How does the ministry protect the privacy of students' and educators' information?

Personal information indirectly collected by the ministry is protected in accordance with the Freedom of Information and Protection of Privacy Act, R.S.O. 1990, c. F.31, and with the following restrictions:

  • The ministry only collects and uses personal information if other information will not serve the intended purpose.
  • All records containing personal information are maintained in a secure and limited access environment. For example:
    • the technology used for transmission of personal information is secure and password-protected
    • data is transferred electronically to the ministry to maximize the accuracy of information, thereby reducing the possibility of human data entry errors
    • personal information is only accessible to a limited number of authorized staff in the ministry
    • school boards and other organizations that provide data to the ministry ensure the accuracy of personal information prior to transferring the information to the ministry
    • redundant data is eliminated
  • In most cases the ministry can meet its information needs after depersonalizing the data to remove identifiers and all of the sensitive fields that could lead to the identification of an individual.

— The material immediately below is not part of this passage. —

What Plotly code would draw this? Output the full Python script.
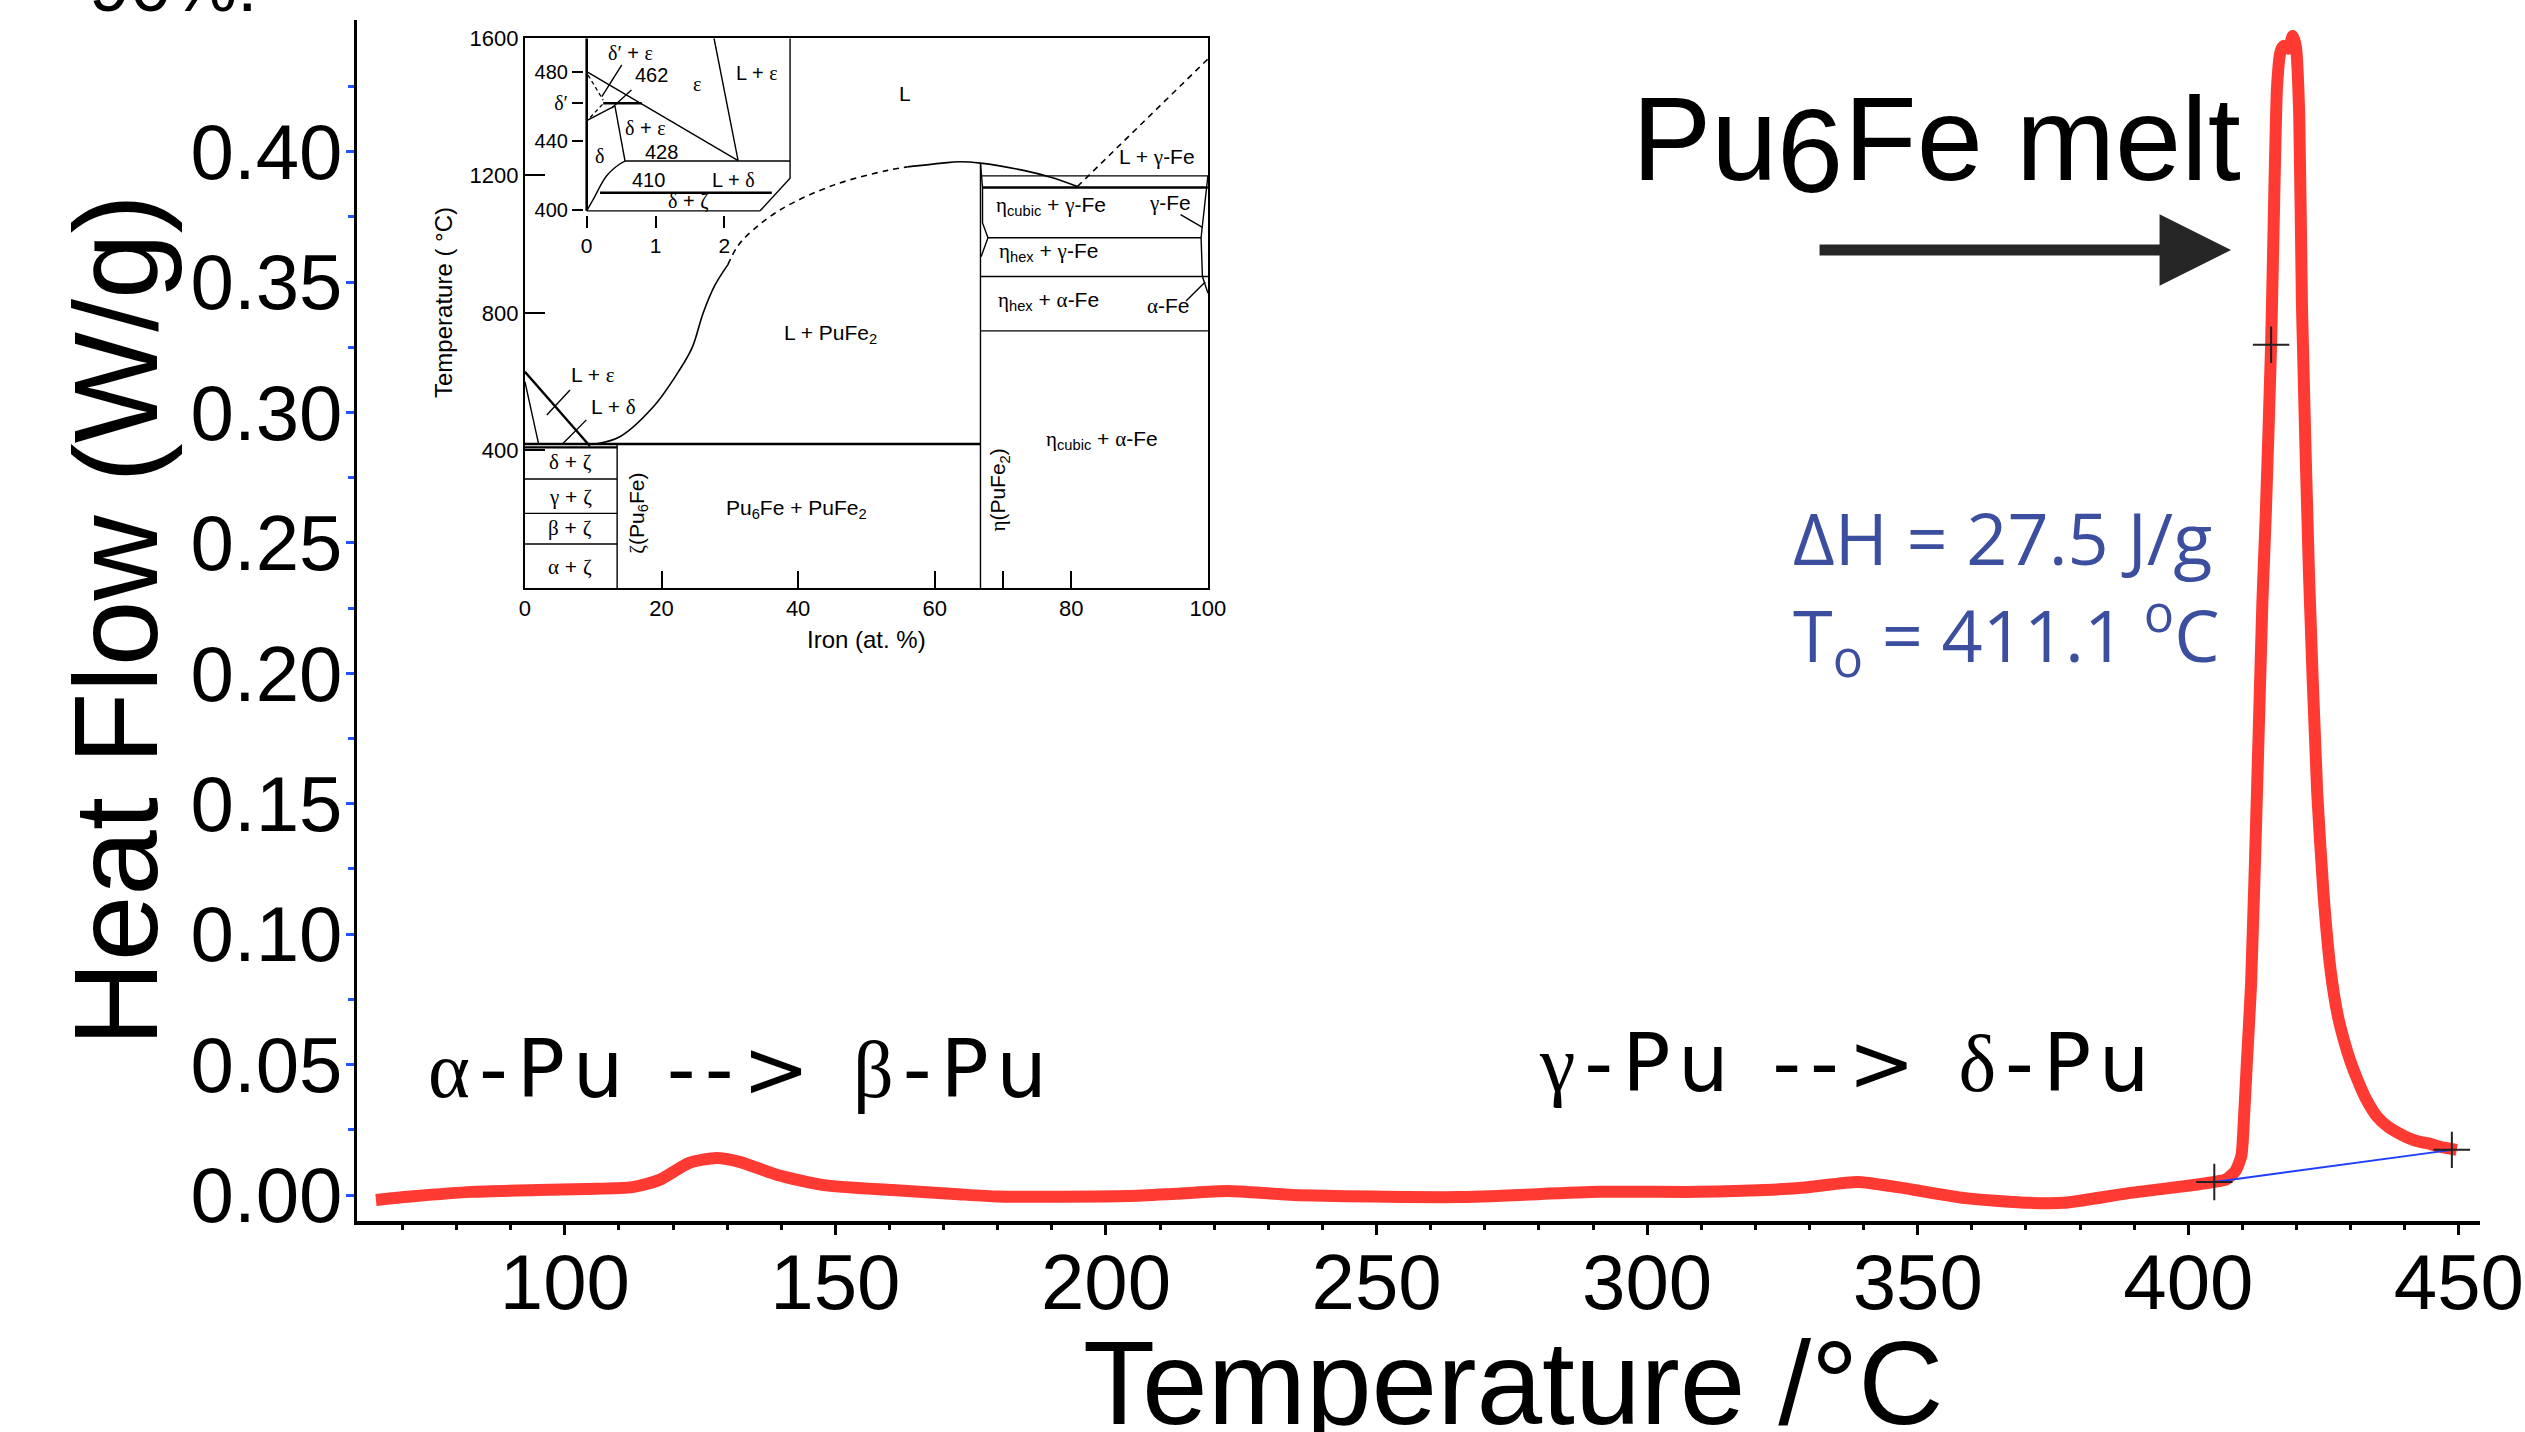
import plotly.graph_objects as go

# ---------------- DSC trace (main chart) ----------------
dsc_temp = [65.1, 72.0, 82.8, 95.0, 104.0, 112.5, 117.5, 123.0, 128.0, 132.3, 139.3, 147.8,
            160.5, 172.0, 180.0, 204.0, 213.0, 222.5, 234.7, 265.0, 291.0, 309.4, 321.8,
            329.7, 338.9, 346.3, 358.7, 370.8, 377.0, 389.3, 401.7, 404.8, 407.0, 408.7,
            409.8, 410.3, 410.8, 411.6, 412.7, 413.7, 414.3, 415.3, 415.9, 416.4, 417.0,
            417.6, 418.5, 419.3, 419.9, 420.5, 421.0, 422.3, 423.8, 425.0, 426.3, 427.6,
            428.8, 430.0, 431.2, 432.8, 434.9, 437.0, 439.9, 442.0, 444.7, 446.5, 449.6]
dsc_heatflow = [-0.0019, -0.0005, 0.0012, 0.0019, 0.0023, 0.0030, 0.0058, 0.0123, 0.0142,
                0.0127, 0.0077, 0.0038, 0.0019, 0.0004, -0.0006, -0.0004, 0.0005, 0.0015,
                0.0000, -0.0008, 0.0012, 0.0012, 0.0019, 0.0030, 0.0050, 0.0030, -0.0012,
                -0.0030, -0.0030, 0.0008, 0.0040, 0.0050, 0.0060, 0.0092, 0.0150, 0.0300,
                0.0500, 0.0810, 0.1550, 0.2280, 0.2600, 0.3260, 0.3850, 0.4250, 0.4380,
                0.4405, 0.4395, 0.4444, 0.4400, 0.4140, 0.3410, 0.2380, 0.1550, 0.1150,
                0.0860, 0.0690, 0.0590, 0.0510, 0.0445, 0.0370, 0.0300, 0.0260, 0.0226,
                0.0208, 0.0196, 0.0185, 0.0173]
onset_temp = [404.8, 415.3, 448.7]
onset_heatflow = [0.0050, 0.3260, 0.0173]
baseline_temp = [404.8, 448.7]
baseline_heatflow = [0.0050, 0.0173]

x_tick_vals = [100, 150, 200, 250, 300, 350, 400, 450]
x_minor_vals = [70, 80, 90, 110, 120, 130, 140, 160, 170, 180, 190, 210, 220, 230, 240,
                260, 270, 280, 290, 310, 320, 330, 340, 360, 370, 380, 390, 410, 420, 430, 440]
y_tick_vals = [0.00, 0.05, 0.10, 0.15, 0.20, 0.25, 0.30, 0.35, 0.40]
y_minor_vals = [0.025, 0.075, 0.125, 0.175, 0.225, 0.275, 0.325, 0.375, 0.425]

# ---------------- Pu-Fe phase diagram inset (at.% Fe, deg C) ----------------
pd_eutectic = ([0, 66.7], [419, 419])
pd_zeta_top = ([0, 13.5], [409, 409])
pd_delta_gamma = ([0, 13.5], [317, 317])
pd_gamma_beta = ([0, 13.5], [217, 217])
pd_beta_alpha = ([0, 13.5], [128, 128])
pd_zeta_line = ([13.5, 13.5], [0, 419])
pd_eta_line = ([66.7, 66.7], [0, 1236])
pd_liq_solid_a = ([10.3, 13.9, 18.8, 22.5, 24.5, 26.1, 27.8, 29.7],
                  [419, 440, 527, 630, 700, 800, 880, 940])
pd_liq_dashed = ([29.7, 31.0, 32.5, 37.2, 45.2, 53.1, 56.0],
                 [940, 990, 1025, 1098, 1172, 1215, 1225])
pd_liq_solid_b = ([56.0, 61.1, 63.5, 66.7, 73.0, 77.0, 80.9],
                  [1225, 1236, 1240, 1236, 1215, 1195, 1168])
pd_fe_liquidus = ([80.9, 100], [1168, 1539])
pd_eps_liquidus = ([0, 9.5], [629, 413])
pd_eps_solidus = ([0, 2.0], [600, 419])
pd_h_1199 = ([66.7, 100], [1199, 1199])
pd_h_1165 = ([67.0, 100], [1165, 1165])
pd_h_1019 = ([67.8, 99.0], [1019, 1019])
pd_h_906 = ([66.7, 100], [906, 906])
pd_h_748 = ([66.7, 100], [748, 748])
pd_eta_bound = ([66.7, 67.0, 67.0, 67.8, 66.8], [1236, 1165, 1062, 1019, 964])
pd_fe_side = ([100, 99.0, 99.2, 100], [1199, 1019, 906, 858])
pd_lead_le = ([6.6, 3.2], [576, 503])
pd_lead_ld = ([9.0, 5.6], [489, 421])
pd_lead_gfe = ([96.0, 99.2], [1086, 1049])
pd_lead_afe = ([96.8, 99.6], [835, 890])

# enlarged Pu-rich corner (at.% Fe 0-3, 400-500 C)
in_eps_solvus = ([0, 2.20], [480, 428.5])
in_dprime_low = ([0, 0.41], [451.7, 460.2])
in_462 = ([0.24, 0.80], [461.7, 461.7])
in_delta_b = ([0.41, 0.557], [460.2, 428.3])
in_428 = ([0.557, 2.955], [428.3, 428.3])
in_eps_liq = ([1.85, 2.20], [499.3, 428.5])
in_right = ([2.955, 2.955, 2.52], [499.3, 418.3, 399.5])
in_410 = ([0.194, 2.69], [410, 410])
in_bottom = ([0, 2.52], [399.5, 399.5])
in_delta_solvus = ([0, 0.097, 0.29, 0.48, 0.557], [399.5, 406.3, 419.8, 426.6, 428.3])
in_left = ([0, 0], [399.5, 499.3])
in_dash1 = ([0.02, 0.24], [478, 463.5])
in_dash2 = ([0.05, 0.24], [453.5, 461.5])
in_lead1 = ([0.51, 0.22], [483.9, 465.5])
in_lead2 = ([0.65, 0.36], [469.4, 458.8])

SANS = "Liberation Sans, Arial, sans-serif"
WIDE = "DejaVu Sans, sans-serif"
SERIF = "Liberation Serif"


def gk(s):
    out = ""
    for ch in s:
        if "\u0370" <= ch <= "\u03ff" or ch == "\u2032":
            out += '<span style="font-family:%s">%s</span>' % (SERIF, ch)
        else:
            out += ch
    return out


fig = go.Figure()

# main DSC curve
fig.add_trace(go.Scatter(x=dsc_temp, y=dsc_heatflow, mode="lines",
                         line=dict(color="#fe3a33", width=12, shape="spline", smoothing=0.6),
                         hoverinfo="skip", showlegend=False))
fig.add_trace(go.Scatter(x=baseline_temp, y=baseline_heatflow, mode="lines",
                         line=dict(color="#1f3fff", width=2),
                         hoverinfo="skip", showlegend=False))
fig.add_trace(go.Scatter(x=onset_temp, y=onset_heatflow, mode="markers",
                         marker=dict(symbol="cross-thin", size=26,
                                     line=dict(color="#222222", width=2)),
                         hoverinfo="skip", showlegend=False))


def add_line(seg, ax="2", width=1.6, dash="solid", shape="linear"):
    fig.add_trace(go.Scatter(x=seg[0], y=seg[1], mode="lines",
                             line=dict(color="black", width=width, dash=dash, shape=shape),
                             xaxis="x" + ax, yaxis="y" + ax,
                             hoverinfo="skip", showlegend=False))


for seg in [pd_delta_gamma, pd_gamma_beta, pd_beta_alpha, pd_zeta_line, pd_eta_line,
            pd_fe_side, pd_eta_bound, pd_h_1199, pd_h_1019, pd_h_906, pd_h_748,
            pd_eps_solidus, pd_lead_le, pd_lead_ld, pd_lead_gfe, pd_lead_afe]:
    add_line(seg, width=1.4)
for seg in [pd_eutectic, pd_zeta_top, pd_h_1165, pd_eps_liquidus]:
    add_line(seg, width=2.4)
add_line(pd_liq_solid_a, width=1.6, shape="spline")
add_line(pd_liq_solid_b, width=1.6, shape="spline")
add_line(pd_liq_dashed, width=1.6, dash="6px,5px", shape="spline")
add_line(pd_fe_liquidus, width=1.6, dash="6px,5px")

for seg in [in_eps_solvus, in_dprime_low, in_delta_b, in_428, in_eps_liq, in_right,
            in_bottom, in_lead1, in_lead2]:
    add_line(seg, ax="3", width=1.4)
add_line(in_delta_solvus, ax="3", width=1.4, shape="spline")
for seg in [in_462, in_410, in_left]:
    add_line(seg, ax="3", width=2.6)
for seg in [in_dash1, in_dash2]:
    add_line(seg, ax="3", width=1.3, dash="4px,3px")

annotations = []


def ann(text, x, y, size, xref="x", yref="y", xanchor="center", yanchor="middle",
        color="black", family=SANS, angle=0, xshift=0, yshift=0):
    annotations.append(dict(text=text, x=x, y=y, xref=xref, yref=yref, xanchor=xanchor,
                            yanchor=yanchor, showarrow=False, textangle=angle,
                            xshift=xshift, yshift=yshift,
                            font=dict(size=size, color=color, family=family)))


# main-chart text
ann("90%:", -0.1272, 1.0291, 74, xref="paper", yref="paper", xanchor="left")
ann("Heat Flow (W/g)", -0.1133, 0.5004, 118, xref="paper", yref="paper", angle=-90)
ann("Temperature /°C", 0.5445, -0.1349, 118, xref="paper", yref="paper")
ann("Pu", 296.8, 0.4051, 119, xanchor="left")
ann("6", 296.8, 0.4051, 119, xanchor="left", xshift=145.5, yshift=-12)
ann("Fe melt", 296.8, 0.4051, 119, xanchor="left", xshift=211.7)
ann("ΔH = 27.5 J/g", 326.6, 0.2523, 72, xanchor="left", color="#3c4e9e",
    family="Open Sans, sans-serif")
ann("T<sub>o</sub> = 411.1 <sup>o</sup>C", 326.6, 0.2147, 72, xanchor="left",
    color="#3c4e9e", family="Open Sans, sans-serif")
ann('<span style="letter-spacing:9px">' + gk("α") + "-Pu --&gt; " + gk("β") + "-Pu</span>",
    74.3, 0.0481, 80, xanchor="left", family=WIDE)
ann('<span style="letter-spacing:9px">' + gk("γ") + "-Pu --&gt; " + gk("δ") + "-Pu</span>",
    279.7, 0.0506, 80, xanchor="left", family=WIDE)

annotations.append(dict(text="", x=407.9, y=0.3623, xref="x", yref="y", ax=-413, ay=0,
                        showarrow=True, arrowhead=2, arrowsize=1.3, arrowwidth=11,
                        arrowcolor="#262626"))

# inset labels
inset_labels = [
    ("L", 55.6, 1440, 0), ("L + γ-Fe", 92.6, 1253, 0),
    ("η<sub>cubic</sub> + γ-Fe", 77.0, 1111, 0), ("γ-Fe", 94.4, 1121, 0),
    ("η<sub>hex</sub> + γ-Fe", 76.6, 977, 0), ("η<sub>hex</sub> + α-Fe", 76.6, 835, 0),
    ("α-Fe", 94.3, 820, 0), ("L + PuFe<sub>2</sub>", 44.8, 740, 0),
    ("η<sub>cubic</sub> + α-Fe", 84.5, 430, 0), ("L + ε", 10.0, 620, 0),
    ("L + δ", 12.9, 527, 0), ("δ + ζ", 6.6, 365, 0), ("γ + ζ", 6.6, 266, 0),
    ("β + ζ", 6.6, 174, 0), ("α + ζ", 6.6, 62, 0),
    ("ζ(Pu<sub>6</sub>Fe)", 16.6, 217, -90), ("Pu<sub>6</sub>Fe + PuFe<sub>2</sub>", 39.7, 231, 0),
    ("η(PuFe<sub>2</sub>)", 69.4, 286, -90),
]
for t, x, y, a in inset_labels:
    ann(gk(t), x, y, 21, xref="x2", yref="y2", angle=a)

inner_labels = [
    ("δ′ + ε", 0.63, 490.6), ("462", 0.945, 478), ("ε", 1.6, 473), ("L + ε", 2.47, 479),
    ("δ + ε", 0.86, 447.2), ("428", 1.09, 433.8), ("δ", 0.19, 431), ("410", 0.9, 417.4),
    ("L + δ", 2.13, 417.4), ("δ + ζ", 1.48, 404.8),
]
for t, x, y in inner_labels:
    ann(gk(t), x, y, 20, xref="x3", yref="y3")

ann("Iron (at. %)", 50, 0.4838, 24, xref="x2", yref="paper")
ann("Temperature ( °C)", 0.041, 0.7644, 24, xref="paper", yref="paper", angle=-90)

fig.update_layout(
    width=2525, height=1432, template="none",
    margin=dict(l=357, r=45, t=20, b=211),
    paper_bgcolor="white", plot_bgcolor="rgba(0,0,0,0)",
    font=dict(family=SANS, color="black"),
    showlegend=False,
    annotations=annotations,
    xaxis=dict(range=[61.6, 453.9], domain=[0, 1], showline=True, linewidth=4,
               linecolor="black", ticks="outside", ticklen=10, tickwidth=3,
               tickcolor="black", tickmode="array", tickvals=x_tick_vals,
               ticktext=[str(v) for v in x_tick_vals],
               minor=dict(tickmode="array", tickvals=x_minor_vals, ticks="outside",
                          ticklen=5, tickwidth=3, tickcolor="black", showgrid=False),
               tickfont=dict(size=78, family=SANS, color="black"),
               showgrid=False, zeroline=False, automargin=False, ticklabelstandoff=-20),
    yaxis=dict(range=[-0.00997, 0.4505], domain=[0, 1], showline=True, linewidth=3,
               linecolor="black", ticks="outside", ticklen=8, tickwidth=3,
               tickcolor="#1f55ff", tickmode="array", tickvals=y_tick_vals,
               ticktext=["%.2f" % v for v in y_tick_vals],
               minor=dict(tickmode="array", tickvals=y_minor_vals, ticks="outside",
                          ticklen=6, tickwidth=3, tickcolor="#1f55ff", showgrid=False),
               tickfont=dict(size=78, family=SANS, color="black"),
               showgrid=False, zeroline=False, automargin=False, ticklabelstandoff=-12),
    xaxis2=dict(domain=[0.0791, 0.4008], range=[0, 100], anchor="y2", showline=True,
                mirror=True, linewidth=2, linecolor="black", ticks="inside", ticklen=17,
                tickwidth=1.5, tickcolor="black", tickmode="array",
                tickvals=[0, 20, 40, 60, 70, 80, 100],
                ticktext=["0", "20", "40", "60", "", "80", "100"],
                tickfont=dict(size=22, family=SANS), showgrid=False, zeroline=False,
                automargin=False),
    yaxis2=dict(domain=[0.5271, 0.9850], range=[0, 1600], anchor="x2", showline=True,
                mirror=True, linewidth=2, linecolor="black", ticks="inside", ticklen=20,
                tickwidth=1.5, tickcolor="black", tickmode="array",
                tickvals=[400, 800, 1200, 1600], ticktext=["400", "800", "1200", "1600"],
                tickfont=dict(size=22, family=SANS), showgrid=False, zeroline=False,
                automargin=False),
    xaxis3=dict(domain=[0.1069, 0.2048], range=[-0.04, 2.98], anchor="y3", showline=False,
                ticks="outside", ticklen=12, tickwidth=1.5, tickcolor="black",
                tickmode="array", tickvals=[0, 1, 2], ticktext=["0", "1", "2"],
                tickfont=dict(size=21, family=SANS), showgrid=False, zeroline=False,
                automargin=False),
    yaxis3=dict(domain=[0.8375, 0.9848], range=[397, 499.3], anchor="x3", showline=False,
                ticks="outside", ticklen=11, tickwidth=1.5, tickcolor="black",
                tickmode="array", tickvals=[400, 440, 462, 480],
                ticktext=["400", "440", gk("δ′"), "480"],
                tickfont=dict(size=20, family=SANS), showgrid=False, zeroline=False,
                automargin=False),
)

fig.write_html("out.html", config={"displayModeBar": False},
               post_script="document.body.style.margin='0';document.body.style.overflow='hidden';")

  • Records are destroyed in a secure manner when no longer required by the ministry.
  • Unless required by law, it is the ministry's policy to not publicly report ‘aggregate data' if the data relates to fewer than ten individuals. This suppression of aggregate data, where the data relates to review that then individuals, is an extra precaution taken to protect privacy.
  • Unless required by law, the ministry does not publicly report information to the public if the number of students involved is so small that the individual might be identifiable, even though individual results don't include student names. The ministry uses depersonalized data for public resources and reports.